Reputation: 33
If I set the doctype to the HTML 5 <!DOCTYPE html>
, this will set browsers into standards mode.
Does that mean that most modern browsers will behave as if they are in HTML 4.01 Transitional mode?
Upvotes: 3
Views: 2415
Reputation: 82976
Browser's don't actually have a "HTML 4.01 Transitional mode". They have a "standards" mode and historic modes, "quirks" and "almost standards" for most browsers, and a variety of earlier IE behaviours for IE.
There isn't a direct mapping from a "HTML 4.01 Transitional" doctype to a mode, but for most modern browsers, it maps to "almost standards" mode in the presence of the SYSTEM identifier and "quirks" mode in its absence.
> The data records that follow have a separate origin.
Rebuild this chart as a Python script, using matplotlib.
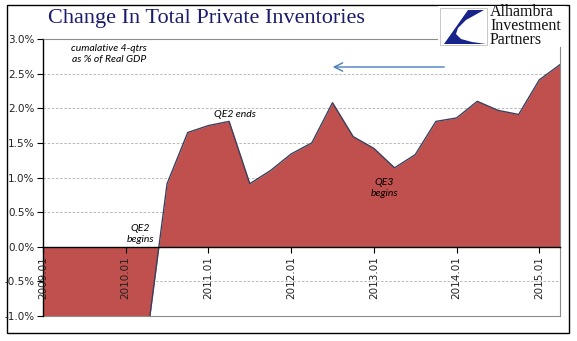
import numpy as np
import matplotlib.pyplot as plt
from matplotlib.patches import Rectangle, Polygon

# quarterly data, 2009Q1 - 2015Q2 (values below -1% are clipped by the axis)
quarters = ['2009.01', '2009.04', '2009.07', '2009.10',
            '2010.01', '2010.04', '2010.07', '2010.10',
            '2011.01', '2011.04', '2011.07', '2011.10',
            '2012.01', '2012.04', '2012.07', '2012.10',
            '2013.01', '2013.04', '2013.07', '2013.10',
            '2014.01', '2014.04', '2014.07', '2014.10',
            '2015.01', '2015.04']
inventories = [-1.3, -1.7, -1.9, -1.8,
               -1.6, -1.39, 0.91, 1.65,
               1.75, 1.81, 0.91, 1.10,
               1.34, 1.50, 2.08, 1.59,
               1.42, 1.14, 1.33, 1.81,
               1.86, 2.10, 1.97, 1.91,
               2.41, 2.63]
yticks = [-1.0, -0.5, 0.0, 0.5, 1.0, 1.5, 2.0, 2.5, 3.0]
year_ticks = [0, 4, 8, 12, 16, 20, 24]

W, H = 577, 341
fig = plt.figure(figsize=(W / 100, H / 100), dpi=100)
fig.patch.set_facecolor('white')

ax = fig.add_axes([43 / W, (H - 316) / H, (560 - 43) / W, (316 - 39) / H])
x = np.arange(len(inventories))
ax.fill_between(x, 0, inventories, color='#C0504D', lw=0, zorder=2)
ax.plot(x, inventories, color='#3B3F5C', lw=1.0, zorder=3)

# spine position first: moving it resets the tick labels
ax.spines['bottom'].set_position(('data', 0))
ax.spines['bottom'].set_color('black')
ax.spines['bottom'].set_linewidth(1.0)
ax.spines['left'].set_linewidth(1.0)
ax.spines['top'].set_color('#8C8C8C')
ax.spines['right'].set_color('#8C8C8C')
ax.spines['bottom'].set_zorder(4)

ax.set_xlim(0, len(inventories) - 1)
ax.set_ylim(-1.0, 3.0)
ax.set_yticks(yticks)
ax.set_yticklabels(['%.1f%%' % v for v in yticks], fontsize=7.5,
                   family='DejaVu Sans', color='#222222')
for v in yticks:
    if v not in (0.0, 3.0):
        ax.axhline(v, color='#B0B0B0', lw=0.6, ls=(0, (3, 2)), zorder=1)

ax.set_xticks(year_ticks)
ax.set_xticklabels([quarters[i] for i in year_ticks], rotation=90,
                   fontsize=7.5, family='DejaVu Sans', color='#222222')
ax.tick_params(axis='x', length=4, width=0.8, pad=3, labelrotation=90)
ax.tick_params(axis='y', length=4, width=0.8, pad=2)
ax.set_axisbelow(False)

# bottom frame line of plot area
ax.plot([0, 1], [0, 0], transform=ax.transAxes, color='#8C8C8C', lw=0.8, clip_on=False)

ital = dict(family='Lato', style='italic', fontsize=7.5, ha='center', va='center', color='black')
ax.text(3.2, 2.78, 'cumalative 4-qtrs\nas % of Real GDP', linespacing=1.3, **ital)
ax.text(9.3, 1.91, 'QE2 ends', **ital)
ax.text(4.7, 0.19, 'QE2\nbegins', linespacing=1.3, **ital)
ax.text(16.5, 0.85, 'QE3\nbegins', linespacing=1.3, **ital)

# overlay in pixel coordinates for title, logo, arrow, border
ov = fig.add_axes([0, 0, 1, 1], zorder=10)
ov.set_xlim(0, W)
ov.set_ylim(H, 0)
ov.axis('off')
ov.patch.set_alpha(0)

ov.add_patch(Rectangle((7, 5), 562, 328, fill=False, ec='black', lw=1.0))
ov.text(48, 18, 'Change In Total Private Inventories', family='Liberation Serif',
        fontsize=16, color='#1C1C6E', ha='left', va='center')

ov.annotate('', xy=(330, 67), xytext=(447, 67),
            arrowprops=dict(arrowstyle='->,head_length=0.6,head_width=0.3',
                            color='#4A7EBB', lw=1.0))

# logo
ov.add_patch(Rectangle((438, 6), 128, 41, fc='white', ec='none'))
ov.add_patch(Rectangle((440, 8), 47, 37, fc='white', ec='#BFBFBF', lw=0.6))
ov.add_patch(Polygon([(468, 10), (484, 10), (466, 20), (458, 28), (456, 34),
                      (461, 39), (472, 42), (486, 44), (444, 44)],
                     closed=True, fc='#17238A', ec='none'))
ov.text(490, 26, 'Alhambra\nInvestment\nPartners', family='Liberation Serif',
        fontsize=11.5, color='#111111', ha='left', va='center', linespacing=0.8)

fig.savefig('out.png', dpi=100)
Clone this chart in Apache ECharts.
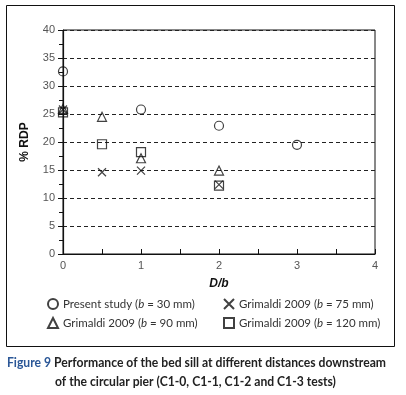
<!DOCTYPE html>
<html><head><meta charset="utf-8">
<script src="https://cdn.jsdelivr.net/npm/echarts@6/dist/echarts.min.js"></script>
<style>html,body{margin:0;padding:0;background:#fff}#c{width:406px;height:395px}</style>
</head><body><div id="c"></div>
<script>
// Data
const presentX = [0, 1, 2, 3];
const presentY = [32.6, 25.8, 22.9, 19.5];
const g75X = [0, 0.5, 1, 2];
const g75Y = [25.8, 14.6, 14.9, 12.4];
const g90X = [0, 0.5, 1, 2];
const g90Y = [25.9, 24.5, 17.1, 14.9];
const g120X = [0, 0.5, 1, 2];
const g120Y = [25.3, 19.6, 18.2, 12.2];
const seriesNames = ['Present study (b = 30 mm)', 'Grimaldi 2009 (b = 75 mm)', 'Grimaldi 2009 (b = 90 mm)', 'Grimaldi 2009 (b = 120 mm)'];
const legendText = [['Present study (', ' = 30 mm)'], ['Grimaldi 2009 (', ' = 75 mm)'], ['Grimaldi 2009 (', ' = 90 mm)'], ['Grimaldi 2009 (', ' = 120 mm)']];
const yTicks = [0, 5, 10, 15, 20, 25, 30, 35, 40];
const xTicks = [0, 1, 2, 3, 4];

const zip = (xs, ys) => xs.map((x, i) => [x, ys[i]]);
const FONT = "Lato, 'Liberation Sans', sans-serif";
const markerStyle = {color: 'rgba(0,0,0,0)', borderColor: '#111', borderWidth: 1.2};
const crossPath = 'path://M0,0L10,10M10,0L0,10';

function mkSeries(name, data, symbol, size) {
  return {name, type: 'scatter', data, symbol, symbolSize: size, clip: false,
    itemStyle: Object.assign({}, markerStyle), emphasis: {disabled: true}, z: 5};
}

const legendPos = [[47, 298], [223, 298], [47, 317], [223, 317]];
const legends = seriesNames.map((n, i) => ({
  data: [n], left: legendPos[i][0], top: legendPos[i][1], padding: 0,
  itemWidth: 10, itemHeight: 10, itemGap: 0, selectedMode: false,
  formatter: () => '{a|' + legendText[i][0] + '}{i|b}{a|' + legendText[i][1] + '}',
  textStyle: {rich: {
    a: {fontFamily: FONT, fontSize: 11.5, color: '#333'},
    i: {fontFamily: FONT, fontSize: 11.5, color: '#333', fontStyle: 'italic'}
  }}
}));

const chart = echarts.init(document.getElementById('c'), null, {renderer: 'canvas'});
chart.setOption({
  animation: false,
  backgroundColor: '#fff',
  grid: {left: 63, top: 30, width: 312, height: 224, show: true, borderColor: '#111', borderWidth: 1, backgroundColor: 'rgba(0,0,0,0)'},
  legend: legends,
  xAxis: {
    type: 'value', min: xTicks[0], max: xTicks[xTicks.length - 1], interval: 1,
    name: 'D/b', nameLocation: 'middle', nameGap: 24,
    nameTextStyle: {fontFamily: "'Liberation Sans',sans-serif", fontWeight: 'bold', fontStyle: 'italic', fontSize: 12, color: '#111'},
    axisLine: {show: true, lineStyle: {color: '#111', width: 1.2}},
    axisTick: {show: true, inside: true, length: 5, lineStyle: {color: '#111'}},
    minorTick: {show: true, splitNumber: 2, length: 5, lineStyle: {color: '#111'}},
    splitLine: {show: false},
    axisLabel: {fontFamily: "'Liberation Sans',sans-serif", fontSize: 11, color: '#555', margin: 6}
  },
  yAxis: {
    type: 'value', min: yTicks[0], max: yTicks[yTicks.length - 1], interval: 5,
    name: '% RDP', nameLocation: 'middle', nameGap: 32, nameRotate: 90,
    nameTextStyle: {fontFamily: "'Liberation Sans',sans-serif", fontWeight: 'bold', fontSize: 12, color: '#111'},
    axisLine: {show: true, lineStyle: {color: '#111', width: 1.2}},
    axisTick: {show: true, inside: false, length: 5, lineStyle: {color: '#111'}},
    minorTick: {show: true, splitNumber: 2, length: 4, lineStyle: {color: '#111'}},
    splitLine: {show: true, lineStyle: {color: '#222', type: [4, 3], width: 1}},
    axisLabel: {fontFamily: "'Liberation Sans',sans-serif", fontSize: 11, color: '#555', margin: 8}
  },
  series: [
    mkSeries(seriesNames[0], zip(presentX, presentY), 'circle', 9),
    mkSeries(seriesNames[1], zip(g75X, g75Y), crossPath, 8),
    mkSeries(seriesNames[2], zip(g90X, g90Y), 'triangle', 9),
    mkSeries(seriesNames[3], zip(g120X, g120Y), 'rect', 9)
  ],
  graphic: [
    {type: 'rect', shape: {x: 6.5, y: 5.5, width: 388, height: 341}, style: {fill: 'none', stroke: '#111', lineWidth: 1}, z: -1},
    {type: 'text', x: 7, y: 356, scaleX: 0.9, style: {
      text: '{b|Figure 9 }{k|Performance of the bed sill at different distances downstream}',
      rich: {
        b: {fontFamily: FONT, fontWeight: 'bold', fontSize: 13.5, fill: '#2b5797'},
        k: {fontFamily: FONT, fontWeight: 'bold', fontSize: 13.5, fill: '#222'}
      }}},
    {type: 'text', x: 55, y: 375, scaleX: 0.9, style: {
      text: 'of the circular pier (C1-0, C1-1, C1-2 and C1-3 tests)',
      fontFamily: FONT, fontWeight: 'bold', fontSize: 13.5, fill: '#222'}}
  ]
});
</script>
</body></html>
For more details, see http://hsivonen.iki.fi/doctype/ and http://dev.w3.org/html5/spec/tree-construction.html#the-initial-insertion-mode
Upvotes: 5
Reputation: 339
No these are not similar. Though HTML 5 Doctype is still a draft. But if you will validate your code on HTML 5 compliance check, it will not support the deprecated html 4 attributes or tags. Also, the new HTML 5 tags will only be supported in HTML 5 doctype when you are validating your code. You can validate it at this link: http://validator.w3.org/
Upvotes: 0
Reputation: 9037
It means the browser will be in standards mode as opposed to quirks, which is the only real distinction to be made unless you're concerned about a specific kind of validation for some reason. Strict was only interesting in the context of making an html document adhere to xml standards, which HTML5 doesn't follow.